---------- MATERIAL SUPPLIED

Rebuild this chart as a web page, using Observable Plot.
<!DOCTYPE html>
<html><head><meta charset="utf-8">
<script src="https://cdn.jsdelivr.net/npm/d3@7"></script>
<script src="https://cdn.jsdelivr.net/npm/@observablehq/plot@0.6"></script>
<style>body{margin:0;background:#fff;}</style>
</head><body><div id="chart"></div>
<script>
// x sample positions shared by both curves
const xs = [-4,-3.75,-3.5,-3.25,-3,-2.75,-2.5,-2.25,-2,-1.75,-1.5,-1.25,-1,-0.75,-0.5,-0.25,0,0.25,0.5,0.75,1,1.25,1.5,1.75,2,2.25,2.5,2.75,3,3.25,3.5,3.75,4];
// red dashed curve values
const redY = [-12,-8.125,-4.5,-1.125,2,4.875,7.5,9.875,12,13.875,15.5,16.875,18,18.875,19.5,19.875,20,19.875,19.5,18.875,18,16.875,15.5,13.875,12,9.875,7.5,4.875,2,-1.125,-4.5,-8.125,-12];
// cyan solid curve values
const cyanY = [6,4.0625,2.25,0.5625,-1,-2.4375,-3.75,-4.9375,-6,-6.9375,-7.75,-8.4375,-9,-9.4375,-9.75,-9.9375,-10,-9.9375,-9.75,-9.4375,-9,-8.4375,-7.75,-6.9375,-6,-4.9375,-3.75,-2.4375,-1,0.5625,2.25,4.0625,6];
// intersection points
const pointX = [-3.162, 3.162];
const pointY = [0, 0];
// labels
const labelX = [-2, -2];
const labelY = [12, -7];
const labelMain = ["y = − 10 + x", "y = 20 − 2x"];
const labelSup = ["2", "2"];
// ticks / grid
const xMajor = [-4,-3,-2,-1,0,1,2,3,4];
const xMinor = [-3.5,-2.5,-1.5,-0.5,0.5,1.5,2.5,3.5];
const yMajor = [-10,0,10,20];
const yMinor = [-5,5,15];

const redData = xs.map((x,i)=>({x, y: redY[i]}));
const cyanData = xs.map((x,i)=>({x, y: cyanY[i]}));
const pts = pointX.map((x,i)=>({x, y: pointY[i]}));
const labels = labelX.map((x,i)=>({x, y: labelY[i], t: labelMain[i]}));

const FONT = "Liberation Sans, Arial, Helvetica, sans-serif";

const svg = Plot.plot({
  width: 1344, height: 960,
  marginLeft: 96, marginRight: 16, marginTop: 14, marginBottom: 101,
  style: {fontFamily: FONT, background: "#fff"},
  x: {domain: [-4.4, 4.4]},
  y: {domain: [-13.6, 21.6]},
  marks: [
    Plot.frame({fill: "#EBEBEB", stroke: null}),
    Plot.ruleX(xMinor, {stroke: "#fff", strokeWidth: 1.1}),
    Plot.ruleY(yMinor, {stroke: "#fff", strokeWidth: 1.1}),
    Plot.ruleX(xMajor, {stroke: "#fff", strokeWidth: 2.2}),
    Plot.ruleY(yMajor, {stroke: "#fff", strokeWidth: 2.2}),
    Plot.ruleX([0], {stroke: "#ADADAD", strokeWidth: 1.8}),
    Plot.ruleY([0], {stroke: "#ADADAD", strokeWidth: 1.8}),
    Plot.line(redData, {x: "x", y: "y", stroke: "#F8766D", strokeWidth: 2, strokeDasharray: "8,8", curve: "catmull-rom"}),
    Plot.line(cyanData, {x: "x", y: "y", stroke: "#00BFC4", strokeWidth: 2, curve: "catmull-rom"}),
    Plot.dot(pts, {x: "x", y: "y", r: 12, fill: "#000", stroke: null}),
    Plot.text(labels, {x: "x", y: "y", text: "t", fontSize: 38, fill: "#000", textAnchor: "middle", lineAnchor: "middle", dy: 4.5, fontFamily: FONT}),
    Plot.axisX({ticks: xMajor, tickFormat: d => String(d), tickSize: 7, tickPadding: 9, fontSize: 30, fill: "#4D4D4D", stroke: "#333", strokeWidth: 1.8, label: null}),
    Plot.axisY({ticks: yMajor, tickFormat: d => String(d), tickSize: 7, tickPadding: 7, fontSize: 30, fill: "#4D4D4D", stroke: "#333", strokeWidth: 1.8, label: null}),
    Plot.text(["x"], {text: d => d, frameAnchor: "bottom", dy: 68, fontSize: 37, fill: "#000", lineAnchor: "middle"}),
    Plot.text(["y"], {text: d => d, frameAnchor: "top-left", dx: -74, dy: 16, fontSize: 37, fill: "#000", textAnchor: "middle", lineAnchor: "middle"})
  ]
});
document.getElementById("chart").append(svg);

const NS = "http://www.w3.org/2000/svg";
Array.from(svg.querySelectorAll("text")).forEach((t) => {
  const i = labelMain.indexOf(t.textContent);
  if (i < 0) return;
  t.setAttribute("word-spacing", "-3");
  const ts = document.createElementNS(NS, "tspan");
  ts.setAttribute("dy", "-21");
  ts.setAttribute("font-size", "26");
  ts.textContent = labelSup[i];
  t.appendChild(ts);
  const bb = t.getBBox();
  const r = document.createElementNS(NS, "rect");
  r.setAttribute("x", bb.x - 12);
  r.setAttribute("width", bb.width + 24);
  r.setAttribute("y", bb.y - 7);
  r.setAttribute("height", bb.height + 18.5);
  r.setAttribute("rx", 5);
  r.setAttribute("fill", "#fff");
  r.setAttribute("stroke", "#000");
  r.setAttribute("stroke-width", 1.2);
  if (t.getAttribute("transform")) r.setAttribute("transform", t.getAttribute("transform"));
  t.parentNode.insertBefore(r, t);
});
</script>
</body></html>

--------------------
---------- MATERIAL SUPPLIED

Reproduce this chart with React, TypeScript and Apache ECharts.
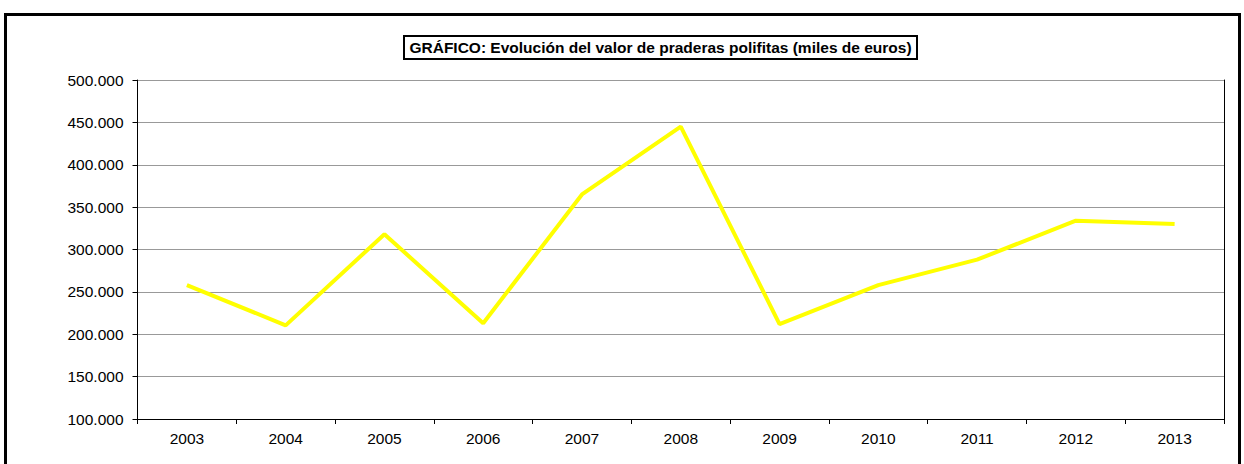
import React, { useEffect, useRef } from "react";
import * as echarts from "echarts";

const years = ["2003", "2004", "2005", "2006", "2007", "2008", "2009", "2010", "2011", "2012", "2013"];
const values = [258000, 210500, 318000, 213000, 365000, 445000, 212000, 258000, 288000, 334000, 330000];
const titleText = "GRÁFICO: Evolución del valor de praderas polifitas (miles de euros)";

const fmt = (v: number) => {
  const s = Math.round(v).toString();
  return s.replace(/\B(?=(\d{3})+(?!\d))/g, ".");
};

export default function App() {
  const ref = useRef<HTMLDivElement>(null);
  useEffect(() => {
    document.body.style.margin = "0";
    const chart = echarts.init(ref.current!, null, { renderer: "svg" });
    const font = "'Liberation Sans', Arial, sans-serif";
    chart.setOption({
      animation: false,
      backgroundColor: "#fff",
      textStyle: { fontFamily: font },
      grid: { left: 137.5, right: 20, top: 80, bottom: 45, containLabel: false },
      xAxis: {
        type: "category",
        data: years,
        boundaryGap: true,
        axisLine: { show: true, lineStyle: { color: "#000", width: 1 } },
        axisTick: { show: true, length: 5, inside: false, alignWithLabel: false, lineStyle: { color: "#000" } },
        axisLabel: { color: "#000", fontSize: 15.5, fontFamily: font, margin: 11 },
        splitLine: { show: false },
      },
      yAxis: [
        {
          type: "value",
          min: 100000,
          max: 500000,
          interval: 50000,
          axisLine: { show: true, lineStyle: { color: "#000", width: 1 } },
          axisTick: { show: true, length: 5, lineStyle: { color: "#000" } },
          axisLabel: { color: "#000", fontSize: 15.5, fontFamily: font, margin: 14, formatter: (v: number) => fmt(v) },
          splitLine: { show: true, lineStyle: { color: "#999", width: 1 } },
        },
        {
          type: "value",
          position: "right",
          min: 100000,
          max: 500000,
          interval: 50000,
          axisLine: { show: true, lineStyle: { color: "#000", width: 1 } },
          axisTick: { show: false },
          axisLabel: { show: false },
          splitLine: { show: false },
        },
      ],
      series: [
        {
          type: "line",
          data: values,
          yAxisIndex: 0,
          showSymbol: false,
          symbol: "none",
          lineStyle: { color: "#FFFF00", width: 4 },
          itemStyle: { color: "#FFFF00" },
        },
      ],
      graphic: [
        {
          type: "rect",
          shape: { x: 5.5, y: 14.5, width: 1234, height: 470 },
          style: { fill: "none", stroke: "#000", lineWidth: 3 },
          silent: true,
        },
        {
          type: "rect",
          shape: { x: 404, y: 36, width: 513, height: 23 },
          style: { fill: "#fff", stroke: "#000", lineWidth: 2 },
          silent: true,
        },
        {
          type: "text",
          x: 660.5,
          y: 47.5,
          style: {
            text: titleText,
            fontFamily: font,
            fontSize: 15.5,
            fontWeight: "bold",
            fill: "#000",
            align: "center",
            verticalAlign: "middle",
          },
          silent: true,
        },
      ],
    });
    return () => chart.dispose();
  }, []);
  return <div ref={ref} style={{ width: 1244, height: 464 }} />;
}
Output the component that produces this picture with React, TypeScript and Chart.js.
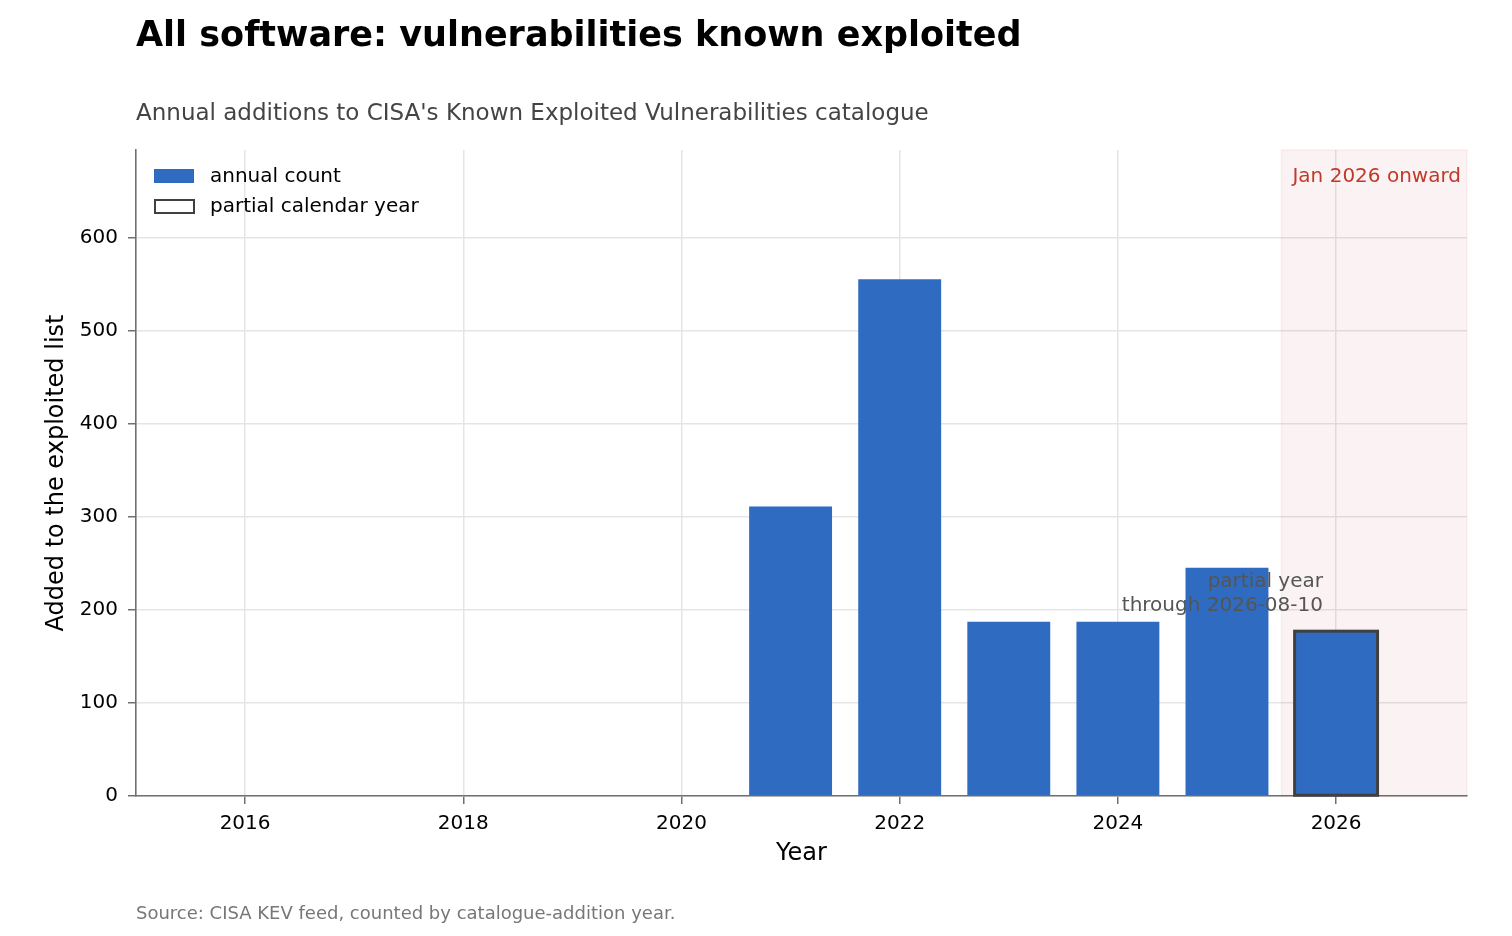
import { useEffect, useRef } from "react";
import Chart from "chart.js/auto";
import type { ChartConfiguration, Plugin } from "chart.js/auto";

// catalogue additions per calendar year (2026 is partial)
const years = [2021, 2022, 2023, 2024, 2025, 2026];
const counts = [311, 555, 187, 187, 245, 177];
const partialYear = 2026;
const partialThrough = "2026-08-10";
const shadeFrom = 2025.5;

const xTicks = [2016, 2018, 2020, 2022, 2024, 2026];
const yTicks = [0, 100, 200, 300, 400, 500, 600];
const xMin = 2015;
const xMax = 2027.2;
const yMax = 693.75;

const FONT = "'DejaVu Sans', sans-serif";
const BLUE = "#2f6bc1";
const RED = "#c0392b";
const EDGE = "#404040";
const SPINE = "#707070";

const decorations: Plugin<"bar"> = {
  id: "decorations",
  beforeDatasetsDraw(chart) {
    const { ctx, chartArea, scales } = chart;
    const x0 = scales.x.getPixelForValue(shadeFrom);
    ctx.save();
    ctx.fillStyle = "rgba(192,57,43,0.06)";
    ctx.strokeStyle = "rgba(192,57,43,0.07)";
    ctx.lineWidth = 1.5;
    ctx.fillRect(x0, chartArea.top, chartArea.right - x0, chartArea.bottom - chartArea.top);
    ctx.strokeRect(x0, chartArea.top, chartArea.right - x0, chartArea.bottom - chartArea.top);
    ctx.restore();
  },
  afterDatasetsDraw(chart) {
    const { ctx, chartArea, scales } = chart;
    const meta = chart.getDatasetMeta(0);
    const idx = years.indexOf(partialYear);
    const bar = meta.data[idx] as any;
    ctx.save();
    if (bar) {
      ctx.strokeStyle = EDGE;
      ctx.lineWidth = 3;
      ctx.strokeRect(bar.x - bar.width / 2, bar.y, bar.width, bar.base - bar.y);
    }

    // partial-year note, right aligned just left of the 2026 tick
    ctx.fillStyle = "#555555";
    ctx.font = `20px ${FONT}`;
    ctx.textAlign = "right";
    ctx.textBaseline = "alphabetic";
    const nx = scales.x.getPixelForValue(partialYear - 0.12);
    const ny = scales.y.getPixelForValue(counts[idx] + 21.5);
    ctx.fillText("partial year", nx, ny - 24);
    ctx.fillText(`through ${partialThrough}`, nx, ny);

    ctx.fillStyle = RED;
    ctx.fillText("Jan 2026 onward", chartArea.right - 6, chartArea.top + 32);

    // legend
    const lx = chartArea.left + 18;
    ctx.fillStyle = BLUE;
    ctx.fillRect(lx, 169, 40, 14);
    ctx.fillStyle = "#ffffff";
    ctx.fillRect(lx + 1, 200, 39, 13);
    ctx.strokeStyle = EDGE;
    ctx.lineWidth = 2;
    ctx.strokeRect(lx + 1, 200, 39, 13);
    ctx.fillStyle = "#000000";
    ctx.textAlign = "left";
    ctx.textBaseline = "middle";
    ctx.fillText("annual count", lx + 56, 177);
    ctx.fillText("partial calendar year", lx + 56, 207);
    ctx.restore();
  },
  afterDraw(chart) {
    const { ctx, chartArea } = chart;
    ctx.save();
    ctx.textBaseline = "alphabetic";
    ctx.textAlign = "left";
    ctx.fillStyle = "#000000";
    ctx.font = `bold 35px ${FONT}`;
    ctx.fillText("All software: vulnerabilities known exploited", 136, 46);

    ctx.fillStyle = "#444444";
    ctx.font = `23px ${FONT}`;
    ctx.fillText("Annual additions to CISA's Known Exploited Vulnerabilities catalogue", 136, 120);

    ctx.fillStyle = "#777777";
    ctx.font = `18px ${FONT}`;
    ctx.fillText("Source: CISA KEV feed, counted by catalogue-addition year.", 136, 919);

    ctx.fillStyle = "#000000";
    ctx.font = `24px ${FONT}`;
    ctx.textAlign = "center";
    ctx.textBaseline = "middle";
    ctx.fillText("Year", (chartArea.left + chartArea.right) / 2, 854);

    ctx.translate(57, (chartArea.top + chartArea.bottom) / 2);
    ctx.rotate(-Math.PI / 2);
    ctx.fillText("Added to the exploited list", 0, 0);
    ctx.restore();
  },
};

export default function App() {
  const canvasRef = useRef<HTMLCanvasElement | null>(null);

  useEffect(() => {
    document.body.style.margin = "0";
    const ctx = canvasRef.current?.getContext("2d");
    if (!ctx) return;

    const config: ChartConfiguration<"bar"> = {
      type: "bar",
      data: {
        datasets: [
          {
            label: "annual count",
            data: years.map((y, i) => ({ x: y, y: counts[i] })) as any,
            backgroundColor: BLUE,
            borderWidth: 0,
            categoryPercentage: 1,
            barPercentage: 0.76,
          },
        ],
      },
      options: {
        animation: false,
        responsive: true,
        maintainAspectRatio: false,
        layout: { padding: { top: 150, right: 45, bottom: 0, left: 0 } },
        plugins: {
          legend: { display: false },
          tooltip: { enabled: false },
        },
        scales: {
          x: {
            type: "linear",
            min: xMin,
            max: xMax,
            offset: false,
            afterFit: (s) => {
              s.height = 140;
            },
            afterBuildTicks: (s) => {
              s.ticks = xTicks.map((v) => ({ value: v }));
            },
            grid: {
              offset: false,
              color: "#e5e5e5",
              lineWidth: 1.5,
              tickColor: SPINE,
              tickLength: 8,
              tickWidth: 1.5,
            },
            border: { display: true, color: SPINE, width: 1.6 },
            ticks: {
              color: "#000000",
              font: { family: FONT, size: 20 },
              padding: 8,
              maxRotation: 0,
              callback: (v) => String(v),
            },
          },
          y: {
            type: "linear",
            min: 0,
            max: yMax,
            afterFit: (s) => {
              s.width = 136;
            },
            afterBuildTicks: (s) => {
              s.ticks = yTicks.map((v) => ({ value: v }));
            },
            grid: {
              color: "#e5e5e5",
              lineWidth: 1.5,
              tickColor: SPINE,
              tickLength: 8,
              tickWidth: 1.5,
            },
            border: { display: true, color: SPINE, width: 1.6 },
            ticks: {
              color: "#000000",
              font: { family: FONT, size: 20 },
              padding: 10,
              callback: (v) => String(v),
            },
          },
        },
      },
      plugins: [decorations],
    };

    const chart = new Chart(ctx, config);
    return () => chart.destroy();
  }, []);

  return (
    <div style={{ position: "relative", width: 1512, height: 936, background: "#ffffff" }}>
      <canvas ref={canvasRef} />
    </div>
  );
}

--------------------
---------- MATERIAL SUPPLIED

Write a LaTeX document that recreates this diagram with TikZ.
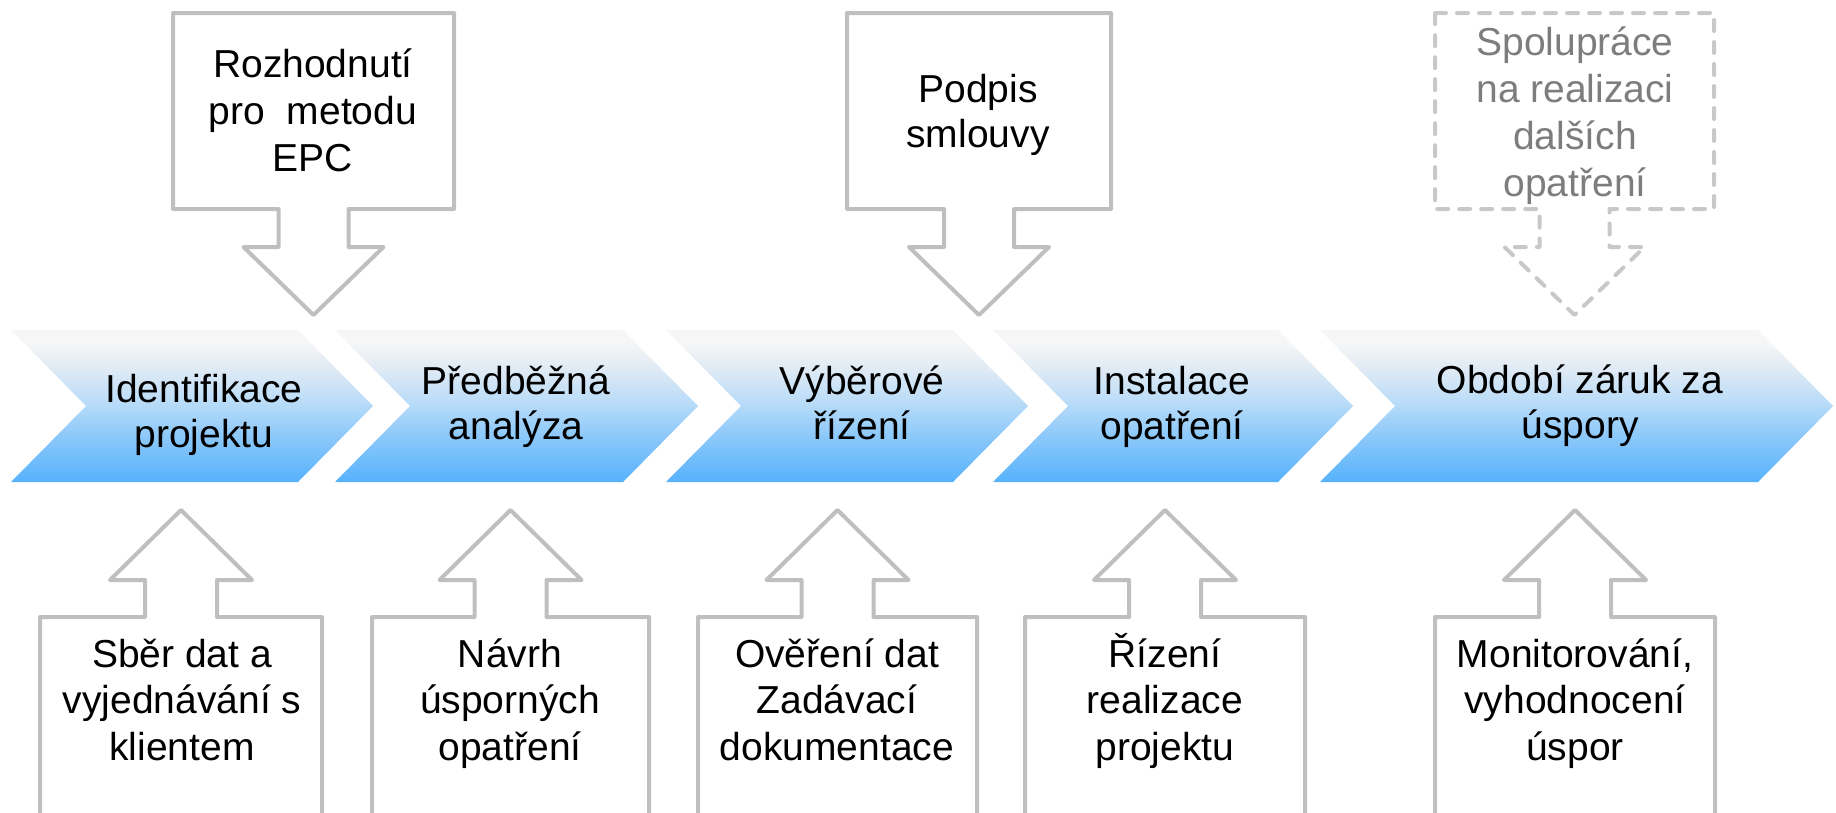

--------------------

▶ **PROBLEM TO SOLVE**
Copy out each line of the material that holds the word "TypeScript".

▶ **IN RESPONSE**
Reproduce this chart with React, TypeScript and Apache ECharts.
Output the component that produces this picture with React, TypeScript and Chart.js.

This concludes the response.